When writing YA I believe it’s imperative to capture the ‘voice’ of the narration. I didn’t start writing Marrying Ameera for quite a while as I couldn’t ‘hear’ the right voice for Ameera’s first person narrative. Once that came the story followed. Jennifer Hunt, editorial director of Little Brown, says, ‘When the character has an original voice and it’s coupled with a great plotline, that’s what makes a book truly distinctive’.1 As with other age groups I find it important to know as much about my characters as possible: most importantly what they want, which will drive the plot; what they fear, which will supply conflict; plus their talents and flaws, which help shape the ending.

Dialogue is an important part of YA writing. If the dialogue isn’t genuine it won’t get past a commissioning editor. The dialogue doesn’t need to be in ‘teen speak’ or the book will easily date. As with all good writing it’s the appearance of a type of speech that shows the character’s personality and age without having to spell it out like dialect. YA is often written in first person as young people enjoy the intimate style, though it doesn’t have to be. There is no formulaic structure for YA which contributes to its innovative power. However, it does need to target the age group. Issue or problem novels do abound but are not precursory.

I suggest reading YA books and check what works. Pull apart the plots to see how the authors have structured the novel. Remember what teens are going through in their physical, mental, emotional and spiritual development and how that is going to impact on character growth in a story. Be genuine and wise, always offering hope, and your story will move readers who are forming their own view of the world.

An exercise to try is writing a dialogue between two teens (maybe one wants something from the other). Then try another dialogue between a teen and an adult to show the difference in their voices and also the power struggle in their relationship. Enjoy, I believe YA is an inspiring and important area of writing where authors can offer rich narratives of redemption and hope.

1 Brooks, R. (2009). Writing great books for young adults. Naperville, Ill: Sourcebooks, p 26.

Rosanne Hawke has written over twenty books for young people, including , The Messenger Bird, winner of 2013 Cornish Holyer an Gof Publishers Award for YA Literature and Taj and the Great Camel Trek, winner of the 2012 Adelaide Festival Award for Children’s Literature. Rosanne was an aid worker in the Middle East for ten years and teaches Writing for Children and YA at Tabor Adelaide. Her latest YA novel is Zenna Dare (2nd edn) from Rhiza Press.

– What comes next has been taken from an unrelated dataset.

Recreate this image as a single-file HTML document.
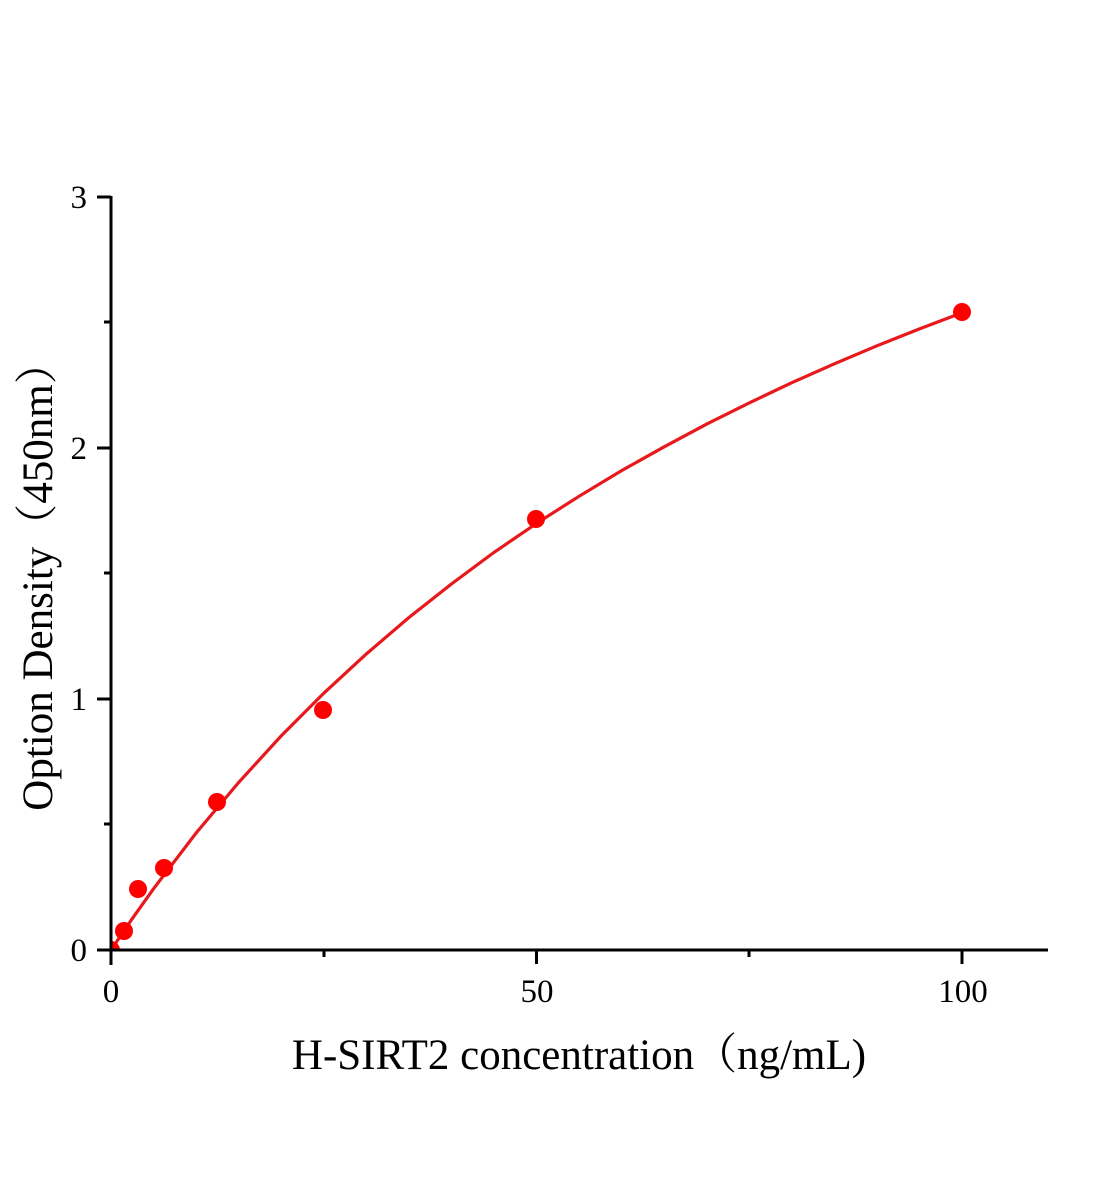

  1. Thanks for those tips Rosanne. I haven't read a lot of YA books, but have been reading more lately. I really liked Soraya the Storyteller and am looking forward to reading Zenna Dare. It's amazing how some YA novels have also captured the imagination of adults. I guess a lot of people can relate to those universal themes. God bless

    1. Hi Nola,
      Many YA novels will always be on my lists of favourites, I think. I have some friends who always zoom straight for that section of the library.

  2. Loved reading Zenna Dare. I edited it this time around and had to keep reminding myself to look for things to point out because I was too distracted by the intriguing story!

    1. Hi Lynne,
      I have the first volume on my shelf. I'm looking forward to seeing the changes in the new edition.

  3. Hi Rosanne. Thanks for a great post on writing YA. This is an area I sort of stumbled into without meaning to, mainly because my first WIP had teen protagonists and themes (I was in my early twenties when I wrote it). Since then I've read a lot of YA lit and enjoyed it. I agree with Nola that good YA often also appeals to adults. I enjoyed reading Marrying Ameera and look forward to reading Zena's Dare :)

    1. Hi Jenny,
      I like the way you stumbled upon this audience accidentally because it was a good fit.